----- GIVEN RECORDS -----

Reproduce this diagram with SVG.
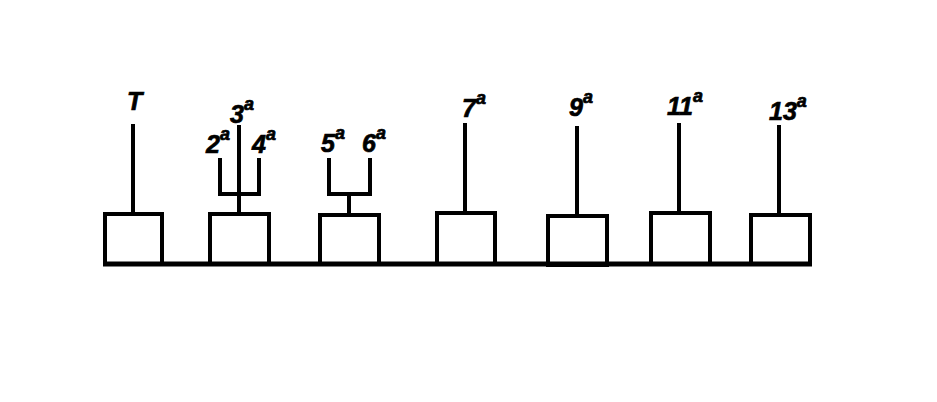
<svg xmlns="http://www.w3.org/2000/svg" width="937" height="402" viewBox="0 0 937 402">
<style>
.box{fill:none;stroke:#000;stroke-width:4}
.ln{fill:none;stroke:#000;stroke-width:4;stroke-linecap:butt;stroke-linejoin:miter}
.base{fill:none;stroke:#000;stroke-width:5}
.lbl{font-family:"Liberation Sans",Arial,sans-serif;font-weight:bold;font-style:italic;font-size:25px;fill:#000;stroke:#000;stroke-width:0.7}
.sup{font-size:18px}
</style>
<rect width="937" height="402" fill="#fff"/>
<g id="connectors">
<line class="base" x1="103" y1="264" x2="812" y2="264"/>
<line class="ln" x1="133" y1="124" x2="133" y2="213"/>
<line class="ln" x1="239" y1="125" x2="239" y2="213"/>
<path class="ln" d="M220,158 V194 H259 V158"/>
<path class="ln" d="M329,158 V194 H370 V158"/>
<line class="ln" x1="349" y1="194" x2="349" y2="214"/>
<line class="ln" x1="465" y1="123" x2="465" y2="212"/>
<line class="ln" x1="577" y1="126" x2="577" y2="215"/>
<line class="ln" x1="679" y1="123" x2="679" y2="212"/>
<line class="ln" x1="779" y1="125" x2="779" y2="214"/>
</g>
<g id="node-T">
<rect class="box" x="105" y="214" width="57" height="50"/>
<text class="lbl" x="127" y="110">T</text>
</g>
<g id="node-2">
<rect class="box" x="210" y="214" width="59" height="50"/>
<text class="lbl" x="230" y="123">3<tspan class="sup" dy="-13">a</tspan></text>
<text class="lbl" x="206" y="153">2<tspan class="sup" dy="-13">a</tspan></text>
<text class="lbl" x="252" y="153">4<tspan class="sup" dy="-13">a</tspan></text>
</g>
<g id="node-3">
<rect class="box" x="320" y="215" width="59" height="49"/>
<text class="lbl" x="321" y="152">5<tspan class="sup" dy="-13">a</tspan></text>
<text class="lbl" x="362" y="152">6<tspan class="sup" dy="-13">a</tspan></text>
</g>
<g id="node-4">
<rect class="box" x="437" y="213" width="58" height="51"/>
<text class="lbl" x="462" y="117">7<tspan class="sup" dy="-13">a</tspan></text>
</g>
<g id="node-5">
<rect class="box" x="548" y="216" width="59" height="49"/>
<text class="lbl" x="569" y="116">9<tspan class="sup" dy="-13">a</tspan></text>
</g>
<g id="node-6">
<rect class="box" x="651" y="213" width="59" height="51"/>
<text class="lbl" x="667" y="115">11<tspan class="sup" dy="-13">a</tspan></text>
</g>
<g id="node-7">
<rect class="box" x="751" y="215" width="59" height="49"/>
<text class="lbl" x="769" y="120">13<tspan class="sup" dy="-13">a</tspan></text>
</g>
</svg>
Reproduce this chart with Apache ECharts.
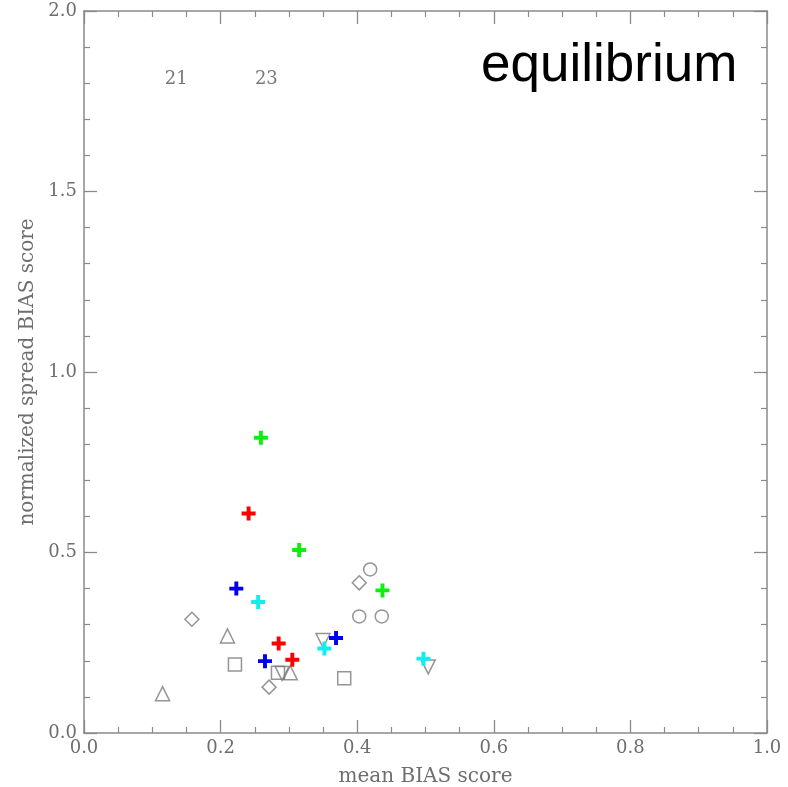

-----

# INSTRUCTION
Copy out all the entries exactly. Images stay out of the copy.

# THE SOLUTION
Reproduce this diagram with SVG.
<svg xmlns="http://www.w3.org/2000/svg" width="937" height="402" viewBox="0 0 937 402">
<style>
.box{fill:none;stroke:#000;stroke-width:4}
.ln{fill:none;stroke:#000;stroke-width:4;stroke-linecap:butt;stroke-linejoin:miter}
.base{fill:none;stroke:#000;stroke-width:5}
.lbl{font-family:"Liberation Sans",Arial,sans-serif;font-weight:bold;font-style:italic;font-size:25px;fill:#000;stroke:#000;stroke-width:0.7}
.sup{font-size:18px}
</style>
<rect width="937" height="402" fill="#fff"/>
<g id="connectors">
<line class="base" x1="103" y1="264" x2="812" y2="264"/>
<line class="ln" x1="133" y1="124" x2="133" y2="213"/>
<line class="ln" x1="239" y1="125" x2="239" y2="213"/>
<path class="ln" d="M220,158 V194 H259 V158"/>
<path class="ln" d="M329,158 V194 H370 V158"/>
<line class="ln" x1="349" y1="194" x2="349" y2="214"/>
<line class="ln" x1="465" y1="123" x2="465" y2="212"/>
<line class="ln" x1="577" y1="126" x2="577" y2="215"/>
<line class="ln" x1="679" y1="123" x2="679" y2="212"/>
<line class="ln" x1="779" y1="125" x2="779" y2="214"/>
</g>
<g id="node-T">
<rect class="box" x="105" y="214" width="57" height="50"/>
<text class="lbl" x="127" y="110">T</text>
</g>
<g id="node-2">
<rect class="box" x="210" y="214" width="59" height="50"/>
<text class="lbl" x="230" y="123">3<tspan class="sup" dy="-13">a</tspan></text>
<text class="lbl" x="206" y="153">2<tspan class="sup" dy="-13">a</tspan></text>
<text class="lbl" x="252" y="153">4<tspan class="sup" dy="-13">a</tspan></text>
</g>
<g id="node-3">
<rect class="box" x="320" y="215" width="59" height="49"/>
<text class="lbl" x="321" y="152">5<tspan class="sup" dy="-13">a</tspan></text>
<text class="lbl" x="362" y="152">6<tspan class="sup" dy="-13">a</tspan></text>
</g>
<g id="node-4">
<rect class="box" x="437" y="213" width="58" height="51"/>
<text class="lbl" x="462" y="117">7<tspan class="sup" dy="-13">a</tspan></text>
</g>
<g id="node-5">
<rect class="box" x="548" y="216" width="59" height="49"/>
<text class="lbl" x="569" y="116">9<tspan class="sup" dy="-13">a</tspan></text>
</g>
<g id="node-6">
<rect class="box" x="651" y="213" width="59" height="51"/>
<text class="lbl" x="667" y="115">11<tspan class="sup" dy="-13">a</tspan></text>
</g>
<g id="node-7">
<rect class="box" x="751" y="215" width="59" height="49"/>
<text class="lbl" x="769" y="120">13<tspan class="sup" dy="-13">a</tspan></text>
</g>
</svg>
Reproduce this chart with Apache ECharts.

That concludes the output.